DATA BLOCK:
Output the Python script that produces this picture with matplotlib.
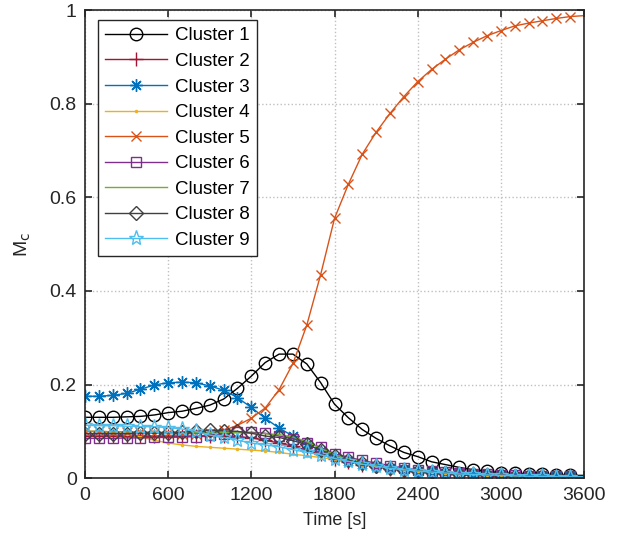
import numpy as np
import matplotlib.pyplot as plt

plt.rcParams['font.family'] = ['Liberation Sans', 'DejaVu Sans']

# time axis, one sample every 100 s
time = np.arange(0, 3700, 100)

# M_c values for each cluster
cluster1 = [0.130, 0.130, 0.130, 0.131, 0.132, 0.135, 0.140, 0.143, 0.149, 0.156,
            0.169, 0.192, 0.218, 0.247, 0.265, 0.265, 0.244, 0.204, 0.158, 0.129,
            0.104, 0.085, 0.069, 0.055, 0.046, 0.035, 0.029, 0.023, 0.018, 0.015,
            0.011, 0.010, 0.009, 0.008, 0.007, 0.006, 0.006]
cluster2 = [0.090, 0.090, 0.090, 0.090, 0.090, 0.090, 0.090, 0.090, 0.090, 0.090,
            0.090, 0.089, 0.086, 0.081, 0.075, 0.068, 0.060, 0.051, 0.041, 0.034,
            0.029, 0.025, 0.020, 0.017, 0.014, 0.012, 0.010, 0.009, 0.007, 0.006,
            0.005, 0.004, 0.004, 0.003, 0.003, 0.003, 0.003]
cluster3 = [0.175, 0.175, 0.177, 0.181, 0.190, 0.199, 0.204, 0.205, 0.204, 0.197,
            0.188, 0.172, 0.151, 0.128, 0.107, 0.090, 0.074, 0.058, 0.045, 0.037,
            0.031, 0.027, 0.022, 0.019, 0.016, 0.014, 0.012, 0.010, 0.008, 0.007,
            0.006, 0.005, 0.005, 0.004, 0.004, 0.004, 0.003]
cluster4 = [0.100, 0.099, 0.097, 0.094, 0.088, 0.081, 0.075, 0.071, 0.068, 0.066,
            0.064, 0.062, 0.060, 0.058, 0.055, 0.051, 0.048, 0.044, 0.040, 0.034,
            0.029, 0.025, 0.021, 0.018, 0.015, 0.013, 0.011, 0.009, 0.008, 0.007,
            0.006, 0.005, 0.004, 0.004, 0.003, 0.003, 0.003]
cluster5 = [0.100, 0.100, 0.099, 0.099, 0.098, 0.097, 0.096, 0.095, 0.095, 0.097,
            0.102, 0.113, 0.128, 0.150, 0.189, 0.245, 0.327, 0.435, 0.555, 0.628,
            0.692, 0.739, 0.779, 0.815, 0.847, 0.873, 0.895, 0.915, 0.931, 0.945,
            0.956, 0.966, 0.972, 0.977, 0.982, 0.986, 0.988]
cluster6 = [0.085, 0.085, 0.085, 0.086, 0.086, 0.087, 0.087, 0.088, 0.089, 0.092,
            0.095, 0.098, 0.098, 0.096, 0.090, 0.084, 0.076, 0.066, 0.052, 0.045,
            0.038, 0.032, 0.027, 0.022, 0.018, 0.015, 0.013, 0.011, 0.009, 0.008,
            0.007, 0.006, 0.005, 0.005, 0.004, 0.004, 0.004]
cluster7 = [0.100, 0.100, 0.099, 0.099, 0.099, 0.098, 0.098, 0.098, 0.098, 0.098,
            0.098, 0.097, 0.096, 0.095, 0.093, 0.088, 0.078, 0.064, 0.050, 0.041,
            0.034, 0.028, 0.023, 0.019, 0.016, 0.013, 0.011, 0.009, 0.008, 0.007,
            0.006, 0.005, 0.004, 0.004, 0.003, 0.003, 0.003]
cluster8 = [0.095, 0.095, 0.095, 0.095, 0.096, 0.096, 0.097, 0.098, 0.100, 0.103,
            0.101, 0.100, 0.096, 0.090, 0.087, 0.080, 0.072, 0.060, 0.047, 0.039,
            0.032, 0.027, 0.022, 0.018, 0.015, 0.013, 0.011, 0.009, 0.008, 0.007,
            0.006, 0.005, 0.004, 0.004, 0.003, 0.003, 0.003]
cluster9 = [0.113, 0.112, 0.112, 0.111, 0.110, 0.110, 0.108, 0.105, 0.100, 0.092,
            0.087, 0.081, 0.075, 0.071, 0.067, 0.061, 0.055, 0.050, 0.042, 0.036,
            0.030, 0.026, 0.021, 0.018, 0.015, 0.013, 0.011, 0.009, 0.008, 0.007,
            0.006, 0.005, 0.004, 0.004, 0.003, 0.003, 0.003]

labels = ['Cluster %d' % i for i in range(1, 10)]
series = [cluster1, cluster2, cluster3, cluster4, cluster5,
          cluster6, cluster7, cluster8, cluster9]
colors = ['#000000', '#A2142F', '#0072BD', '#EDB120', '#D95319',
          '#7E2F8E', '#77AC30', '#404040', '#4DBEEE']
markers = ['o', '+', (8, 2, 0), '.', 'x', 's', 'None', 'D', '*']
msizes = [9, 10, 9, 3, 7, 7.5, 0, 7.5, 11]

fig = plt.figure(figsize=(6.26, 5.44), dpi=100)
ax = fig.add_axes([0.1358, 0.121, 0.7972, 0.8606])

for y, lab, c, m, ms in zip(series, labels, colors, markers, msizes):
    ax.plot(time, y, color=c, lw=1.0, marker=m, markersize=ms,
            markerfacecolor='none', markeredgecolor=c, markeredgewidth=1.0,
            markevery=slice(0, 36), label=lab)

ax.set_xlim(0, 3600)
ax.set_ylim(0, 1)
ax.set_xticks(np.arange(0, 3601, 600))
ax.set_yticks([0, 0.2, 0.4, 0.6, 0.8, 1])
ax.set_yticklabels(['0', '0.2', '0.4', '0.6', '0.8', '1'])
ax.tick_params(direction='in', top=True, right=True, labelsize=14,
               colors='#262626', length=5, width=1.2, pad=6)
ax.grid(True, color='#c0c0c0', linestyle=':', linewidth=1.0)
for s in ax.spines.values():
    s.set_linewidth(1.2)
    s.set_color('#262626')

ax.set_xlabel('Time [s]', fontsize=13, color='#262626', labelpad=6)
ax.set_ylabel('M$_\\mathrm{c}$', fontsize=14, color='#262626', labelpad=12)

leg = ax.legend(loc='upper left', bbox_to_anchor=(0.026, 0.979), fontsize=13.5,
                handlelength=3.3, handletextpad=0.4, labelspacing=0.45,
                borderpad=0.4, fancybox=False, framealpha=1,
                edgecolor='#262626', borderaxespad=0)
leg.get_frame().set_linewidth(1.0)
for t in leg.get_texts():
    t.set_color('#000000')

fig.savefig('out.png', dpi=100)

TASK DETAILS:
Write out, word for word, the lines from the start of the data through the one holding "time = np.arange(0, 3700, 100)". Omit pictures.

CORRECT ANSWER:
Output the Python script that produces this picture with matplotlib.
import numpy as np
import matplotlib.pyplot as plt

plt.rcParams['font.family'] = ['Liberation Sans', 'DejaVu Sans']

# time axis, one sample every 100 s
time = np.arange(0, 3700, 100)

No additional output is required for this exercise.